D’une part, le Tribunal a rejeté la faute simple dans l’édiction des mesures des sanctions administratives :

« Ces exigences s’appliquent non seulement aux peines prononcées par les juridictions répressives mais aussi à toute sanction ayant le caractère punition. Elles impliquent que l’usager d’une université faisant l’objet de poursuites disciplinaires ne puisse être entendu sur les agissements qui lui sont reprochés sans qu’il soit préalablement informé du droit qu’il a de se taire. À ce titre, il doit être avisé, avant d’être entendu pour la première fois, qu’il dispose de ce droit pour l’ensemble de la procédure disciplinaire » (décision commentée : CE, 9 mai 2025, n° 499277, point 6).
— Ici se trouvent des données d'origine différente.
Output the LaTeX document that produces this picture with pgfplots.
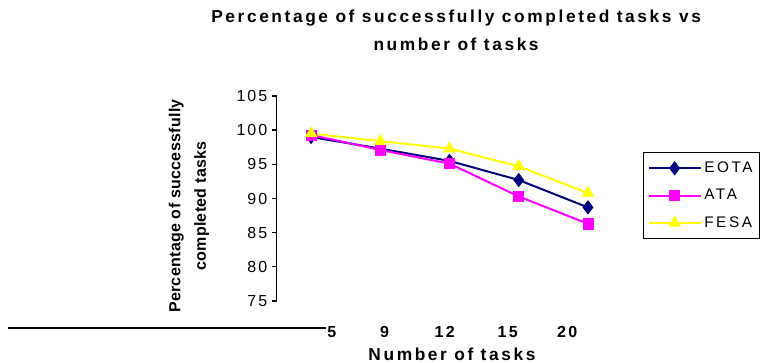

Le juge administratif précise ensuite le champ d’application du droit de se taire :

« Sauf détournement de procédure, le droit de se taire ne s’applique ni aux échanges ordinaires de l’usager avec les agents de l’université, ni aux enquêtes diligentées par le chef de l’établissement, quand bien même ceux-ci sont susceptibles de révéler des faits commis par l’usager de nature à justifier le prononcé d’une sanction disciplinaire. Dans le cas où l’usager d’une université, ayant fait l’objet d’une sanction disciplinaire selon la procédure prévue au code de l’éducation, n’a pas été informé du droit qu’il avait de se taire alors que cette information était requise, cette irrégularité n’est susceptible d’entraîner l’annulation de la sanction prononcée que lorsque, eu égard à la teneur des déclarations de l’usager et aux autres éléments fondant la sanction, il ressort des pièces du dossier que la sanction infligée repose de manière déterminante sur des propos tenus alors que l’intéressé n’avait pas été informé de ce droit. » (décision commentée : CE, 9 mai 2025, n° 499277, point 7).

La Haute Juridiction liste enfin les erreurs commises par l’Administration.

D’une part, lorsque le Président de la section disciplinaire du conseil académique de l’Université a notifié par courrier ces poursuites à l’intéressée, ledit courrier ne lui précisait pas qu’elle avait la faculté de se faire assister ou représenter par un conseil de son choix, alors que tout usager d’une Université qui fait l’objet de poursuites disciplinaires doit être informé de ce droit dès la notification des griefs formulés à son encontre, conformément à l’article R. 811-27 du Code de l’éducation.

D’autre part, dans la mesure où la convocation du 10 septembre 2024 a été adressée à l’étudiante par lettre recommandée avec accusé de réception envoyée le 17 septembre 2024 et présentée le 19 septembre 2024, l’intéressée a été privée du délai de quinze jours lui permettant de préparer sa défense, prévu à l’article R. 811-31 du Code de l’éducation, puisque la séance a eu lieu le 27 septembre 2024, soit huit jours après la présentation.

L’étudiante en droit n’a donc pas été informée de son droit de se taire, elle n’a pas été informée de la faculté qu’elle avait de se faire assister ou représenter par un conseil de son choix, et elle n’a pas bénéficié du délai de quinze jours pour préparer sa défense.

C’est ce qu’on appelle un intéressant passage de la théorie à la pratique.